WHAT THIS TASK INVOLVES: Return only the lines running from the line that holds "What matplotlib code" to the line that holds "from matplotlib.ticker import", including both.
** Start PROVIDED ENTRIES **
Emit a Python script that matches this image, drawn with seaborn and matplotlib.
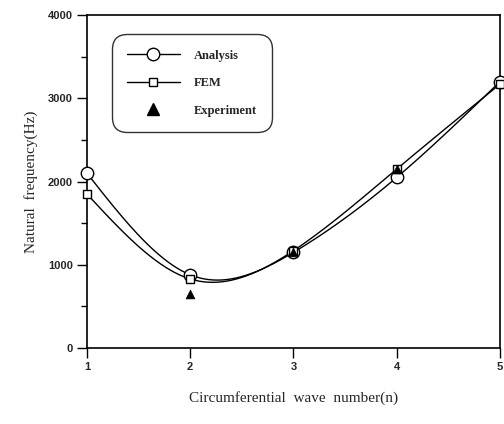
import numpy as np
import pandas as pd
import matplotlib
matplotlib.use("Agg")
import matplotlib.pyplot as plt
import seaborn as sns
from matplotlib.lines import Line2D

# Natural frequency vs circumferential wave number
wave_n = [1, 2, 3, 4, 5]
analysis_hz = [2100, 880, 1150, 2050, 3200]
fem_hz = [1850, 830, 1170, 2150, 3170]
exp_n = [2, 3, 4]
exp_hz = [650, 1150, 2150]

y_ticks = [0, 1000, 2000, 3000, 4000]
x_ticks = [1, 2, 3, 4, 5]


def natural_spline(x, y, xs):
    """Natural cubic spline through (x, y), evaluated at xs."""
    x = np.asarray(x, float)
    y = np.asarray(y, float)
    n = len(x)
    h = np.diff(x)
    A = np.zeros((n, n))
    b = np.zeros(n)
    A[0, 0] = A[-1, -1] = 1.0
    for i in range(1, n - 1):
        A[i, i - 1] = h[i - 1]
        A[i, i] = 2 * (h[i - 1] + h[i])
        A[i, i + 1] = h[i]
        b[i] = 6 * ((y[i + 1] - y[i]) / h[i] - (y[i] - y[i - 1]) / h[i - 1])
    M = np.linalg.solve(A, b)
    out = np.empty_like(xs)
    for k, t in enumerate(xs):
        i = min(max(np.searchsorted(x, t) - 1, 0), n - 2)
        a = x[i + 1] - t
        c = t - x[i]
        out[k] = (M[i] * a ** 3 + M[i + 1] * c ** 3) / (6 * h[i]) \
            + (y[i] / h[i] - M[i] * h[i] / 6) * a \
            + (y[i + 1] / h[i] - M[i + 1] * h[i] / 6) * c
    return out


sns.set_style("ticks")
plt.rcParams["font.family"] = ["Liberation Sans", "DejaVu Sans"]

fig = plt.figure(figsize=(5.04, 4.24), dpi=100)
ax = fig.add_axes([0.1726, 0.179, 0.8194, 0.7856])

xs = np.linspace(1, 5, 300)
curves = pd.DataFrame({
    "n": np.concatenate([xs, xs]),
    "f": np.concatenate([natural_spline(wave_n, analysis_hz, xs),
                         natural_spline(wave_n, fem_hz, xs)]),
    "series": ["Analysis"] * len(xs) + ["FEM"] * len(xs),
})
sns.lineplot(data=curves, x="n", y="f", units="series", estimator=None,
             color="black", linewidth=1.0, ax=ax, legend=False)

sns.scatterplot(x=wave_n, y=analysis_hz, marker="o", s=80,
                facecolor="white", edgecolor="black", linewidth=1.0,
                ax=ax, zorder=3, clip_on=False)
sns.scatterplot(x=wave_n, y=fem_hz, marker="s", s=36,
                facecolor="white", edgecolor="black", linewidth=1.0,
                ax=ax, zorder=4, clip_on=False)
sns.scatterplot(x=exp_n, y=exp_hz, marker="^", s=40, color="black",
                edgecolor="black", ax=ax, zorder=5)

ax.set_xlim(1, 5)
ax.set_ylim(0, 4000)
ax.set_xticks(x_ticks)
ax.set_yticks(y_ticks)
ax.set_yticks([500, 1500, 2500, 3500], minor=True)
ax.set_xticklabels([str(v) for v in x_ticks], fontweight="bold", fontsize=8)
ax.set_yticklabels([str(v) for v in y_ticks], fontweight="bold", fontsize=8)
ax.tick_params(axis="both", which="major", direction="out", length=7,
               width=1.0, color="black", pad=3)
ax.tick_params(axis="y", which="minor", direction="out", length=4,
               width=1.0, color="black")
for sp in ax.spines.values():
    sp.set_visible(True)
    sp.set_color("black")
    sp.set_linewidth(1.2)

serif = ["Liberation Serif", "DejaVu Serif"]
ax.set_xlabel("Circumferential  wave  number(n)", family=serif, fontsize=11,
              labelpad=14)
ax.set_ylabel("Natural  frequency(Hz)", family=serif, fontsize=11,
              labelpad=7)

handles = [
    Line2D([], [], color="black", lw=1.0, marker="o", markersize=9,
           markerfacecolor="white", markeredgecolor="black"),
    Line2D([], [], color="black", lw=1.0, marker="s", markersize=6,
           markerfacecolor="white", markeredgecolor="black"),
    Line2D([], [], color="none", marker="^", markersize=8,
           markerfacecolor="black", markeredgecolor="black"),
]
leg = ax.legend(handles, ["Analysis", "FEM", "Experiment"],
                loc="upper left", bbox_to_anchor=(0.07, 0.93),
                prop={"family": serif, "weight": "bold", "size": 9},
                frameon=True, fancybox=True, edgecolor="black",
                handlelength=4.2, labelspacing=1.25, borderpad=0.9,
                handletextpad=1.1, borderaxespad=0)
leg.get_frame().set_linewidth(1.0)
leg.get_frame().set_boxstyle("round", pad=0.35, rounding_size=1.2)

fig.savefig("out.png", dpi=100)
** End PROVIDED ENTRIES **
** Start PROVIDED ENTRIES **
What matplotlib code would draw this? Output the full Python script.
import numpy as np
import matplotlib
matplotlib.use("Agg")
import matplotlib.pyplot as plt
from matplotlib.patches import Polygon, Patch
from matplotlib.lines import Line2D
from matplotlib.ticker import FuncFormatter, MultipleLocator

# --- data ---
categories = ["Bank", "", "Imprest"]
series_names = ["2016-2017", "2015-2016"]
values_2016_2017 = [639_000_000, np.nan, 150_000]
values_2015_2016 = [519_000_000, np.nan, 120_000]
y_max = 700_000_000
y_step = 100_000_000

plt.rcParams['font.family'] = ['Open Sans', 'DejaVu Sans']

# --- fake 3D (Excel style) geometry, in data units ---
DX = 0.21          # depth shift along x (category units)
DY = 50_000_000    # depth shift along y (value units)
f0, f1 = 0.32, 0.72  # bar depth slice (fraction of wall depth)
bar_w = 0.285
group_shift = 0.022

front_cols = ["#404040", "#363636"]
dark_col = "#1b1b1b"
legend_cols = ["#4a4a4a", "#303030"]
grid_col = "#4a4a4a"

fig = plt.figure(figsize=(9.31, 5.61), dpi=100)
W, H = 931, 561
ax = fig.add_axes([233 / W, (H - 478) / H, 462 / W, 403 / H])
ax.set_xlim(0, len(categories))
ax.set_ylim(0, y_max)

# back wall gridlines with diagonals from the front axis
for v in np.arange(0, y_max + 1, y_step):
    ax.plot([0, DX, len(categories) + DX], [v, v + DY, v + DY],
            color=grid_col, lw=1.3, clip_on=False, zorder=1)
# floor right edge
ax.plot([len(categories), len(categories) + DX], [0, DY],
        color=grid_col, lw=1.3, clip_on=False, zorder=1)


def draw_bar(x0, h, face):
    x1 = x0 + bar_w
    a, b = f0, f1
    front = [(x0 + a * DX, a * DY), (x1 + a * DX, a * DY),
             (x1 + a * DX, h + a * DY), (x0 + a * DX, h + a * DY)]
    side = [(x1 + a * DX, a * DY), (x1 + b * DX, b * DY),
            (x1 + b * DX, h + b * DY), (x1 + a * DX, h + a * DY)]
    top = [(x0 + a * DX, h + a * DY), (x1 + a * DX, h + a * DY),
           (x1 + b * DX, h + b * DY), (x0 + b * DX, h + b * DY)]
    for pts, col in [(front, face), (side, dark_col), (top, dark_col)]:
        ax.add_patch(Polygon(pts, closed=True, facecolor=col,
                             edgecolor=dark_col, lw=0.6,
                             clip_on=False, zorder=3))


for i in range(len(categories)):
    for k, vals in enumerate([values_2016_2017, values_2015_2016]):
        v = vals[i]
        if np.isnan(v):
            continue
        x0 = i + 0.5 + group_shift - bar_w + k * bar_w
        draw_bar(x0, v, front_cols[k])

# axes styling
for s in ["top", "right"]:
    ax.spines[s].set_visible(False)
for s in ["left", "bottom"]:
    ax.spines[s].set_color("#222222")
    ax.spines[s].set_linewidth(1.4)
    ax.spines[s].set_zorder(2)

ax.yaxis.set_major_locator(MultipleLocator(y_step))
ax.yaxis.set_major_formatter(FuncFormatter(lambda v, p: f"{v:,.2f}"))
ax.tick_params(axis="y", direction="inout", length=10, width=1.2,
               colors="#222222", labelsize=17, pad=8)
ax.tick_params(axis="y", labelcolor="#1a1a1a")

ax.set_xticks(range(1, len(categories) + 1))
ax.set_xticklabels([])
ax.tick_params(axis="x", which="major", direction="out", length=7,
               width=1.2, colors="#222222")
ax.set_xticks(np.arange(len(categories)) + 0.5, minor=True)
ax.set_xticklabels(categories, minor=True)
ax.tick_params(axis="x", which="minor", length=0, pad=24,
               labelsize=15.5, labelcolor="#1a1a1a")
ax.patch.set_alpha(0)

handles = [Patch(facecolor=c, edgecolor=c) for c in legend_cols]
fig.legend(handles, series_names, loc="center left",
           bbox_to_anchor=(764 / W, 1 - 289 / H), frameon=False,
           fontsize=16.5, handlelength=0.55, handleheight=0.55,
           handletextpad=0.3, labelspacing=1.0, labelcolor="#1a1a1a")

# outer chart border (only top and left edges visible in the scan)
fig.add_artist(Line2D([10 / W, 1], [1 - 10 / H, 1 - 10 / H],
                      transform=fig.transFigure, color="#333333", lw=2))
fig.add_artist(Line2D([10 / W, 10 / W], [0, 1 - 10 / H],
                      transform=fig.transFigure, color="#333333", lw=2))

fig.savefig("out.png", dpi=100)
** End PROVIDED ENTRIES **
** Start PROVIDED ENTRIES **
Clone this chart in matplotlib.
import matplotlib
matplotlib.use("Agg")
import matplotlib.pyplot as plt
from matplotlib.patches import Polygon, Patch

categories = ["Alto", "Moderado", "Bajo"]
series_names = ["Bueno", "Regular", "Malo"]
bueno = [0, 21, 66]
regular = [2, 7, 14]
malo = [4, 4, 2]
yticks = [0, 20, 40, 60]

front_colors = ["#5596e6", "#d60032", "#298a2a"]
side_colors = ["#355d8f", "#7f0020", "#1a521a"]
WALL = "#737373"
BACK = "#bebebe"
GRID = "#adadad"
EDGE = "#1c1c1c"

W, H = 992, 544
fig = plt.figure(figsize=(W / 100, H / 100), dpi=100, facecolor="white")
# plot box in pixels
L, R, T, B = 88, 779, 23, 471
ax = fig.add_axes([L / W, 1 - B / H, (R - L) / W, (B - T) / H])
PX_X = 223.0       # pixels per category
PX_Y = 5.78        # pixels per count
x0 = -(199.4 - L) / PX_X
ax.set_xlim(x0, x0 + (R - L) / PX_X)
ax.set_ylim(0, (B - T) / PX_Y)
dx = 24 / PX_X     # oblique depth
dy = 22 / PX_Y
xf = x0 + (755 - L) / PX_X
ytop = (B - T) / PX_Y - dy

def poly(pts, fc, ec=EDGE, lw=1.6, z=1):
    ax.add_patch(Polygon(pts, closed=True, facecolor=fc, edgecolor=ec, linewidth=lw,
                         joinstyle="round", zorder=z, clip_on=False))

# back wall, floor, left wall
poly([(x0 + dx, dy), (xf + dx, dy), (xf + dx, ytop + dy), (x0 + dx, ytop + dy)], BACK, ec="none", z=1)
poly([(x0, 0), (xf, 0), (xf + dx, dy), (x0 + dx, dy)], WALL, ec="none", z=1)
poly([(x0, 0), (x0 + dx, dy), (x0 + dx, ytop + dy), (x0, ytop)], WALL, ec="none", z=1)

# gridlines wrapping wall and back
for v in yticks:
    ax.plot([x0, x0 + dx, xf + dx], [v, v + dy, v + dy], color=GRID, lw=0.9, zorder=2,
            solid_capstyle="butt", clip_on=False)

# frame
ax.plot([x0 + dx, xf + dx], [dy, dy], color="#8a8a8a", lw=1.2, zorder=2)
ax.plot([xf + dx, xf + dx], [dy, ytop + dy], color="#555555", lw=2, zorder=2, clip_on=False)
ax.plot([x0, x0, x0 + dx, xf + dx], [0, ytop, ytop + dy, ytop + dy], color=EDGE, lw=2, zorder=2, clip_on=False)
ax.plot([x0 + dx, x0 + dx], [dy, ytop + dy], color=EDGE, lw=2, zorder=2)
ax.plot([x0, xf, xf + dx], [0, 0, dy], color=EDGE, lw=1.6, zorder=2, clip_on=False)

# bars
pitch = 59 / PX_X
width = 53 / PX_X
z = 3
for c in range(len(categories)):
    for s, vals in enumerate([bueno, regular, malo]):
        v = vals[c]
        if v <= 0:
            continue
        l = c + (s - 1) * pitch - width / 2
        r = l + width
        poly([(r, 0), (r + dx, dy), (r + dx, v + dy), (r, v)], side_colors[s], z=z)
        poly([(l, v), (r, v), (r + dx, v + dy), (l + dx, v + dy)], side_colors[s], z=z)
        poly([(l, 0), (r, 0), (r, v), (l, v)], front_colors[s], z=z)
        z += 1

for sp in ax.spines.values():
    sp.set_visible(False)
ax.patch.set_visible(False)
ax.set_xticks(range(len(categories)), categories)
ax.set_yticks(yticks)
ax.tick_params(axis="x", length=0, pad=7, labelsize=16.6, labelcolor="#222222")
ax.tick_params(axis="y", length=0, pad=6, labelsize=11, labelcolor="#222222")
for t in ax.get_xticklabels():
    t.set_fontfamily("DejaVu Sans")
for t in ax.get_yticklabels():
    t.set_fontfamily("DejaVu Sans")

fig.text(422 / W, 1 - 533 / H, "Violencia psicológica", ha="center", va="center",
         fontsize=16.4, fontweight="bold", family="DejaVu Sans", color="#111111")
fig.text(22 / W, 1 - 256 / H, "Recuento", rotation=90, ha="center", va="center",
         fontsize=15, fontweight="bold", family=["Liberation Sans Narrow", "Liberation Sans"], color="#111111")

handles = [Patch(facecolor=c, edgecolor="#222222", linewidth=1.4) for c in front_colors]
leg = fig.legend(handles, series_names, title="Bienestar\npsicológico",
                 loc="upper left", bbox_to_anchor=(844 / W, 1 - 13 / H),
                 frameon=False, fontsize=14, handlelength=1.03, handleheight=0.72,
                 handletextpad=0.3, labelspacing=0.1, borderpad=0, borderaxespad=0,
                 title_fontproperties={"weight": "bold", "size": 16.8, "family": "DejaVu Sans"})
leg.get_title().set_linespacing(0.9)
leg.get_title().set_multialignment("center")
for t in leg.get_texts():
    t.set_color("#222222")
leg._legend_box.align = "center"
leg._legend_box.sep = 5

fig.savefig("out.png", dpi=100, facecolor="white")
** End PROVIDED ENTRIES **
EXPECTED ANSWER:
What matplotlib code would draw this? Output the full Python script.
import numpy as np
import matplotlib
matplotlib.use("Agg")
import matplotlib.pyplot as plt
from matplotlib.patches import Polygon, Patch
from matplotlib.lines import Line2D
from matplotlib.ticker import FuncFormatter, MultipleLocator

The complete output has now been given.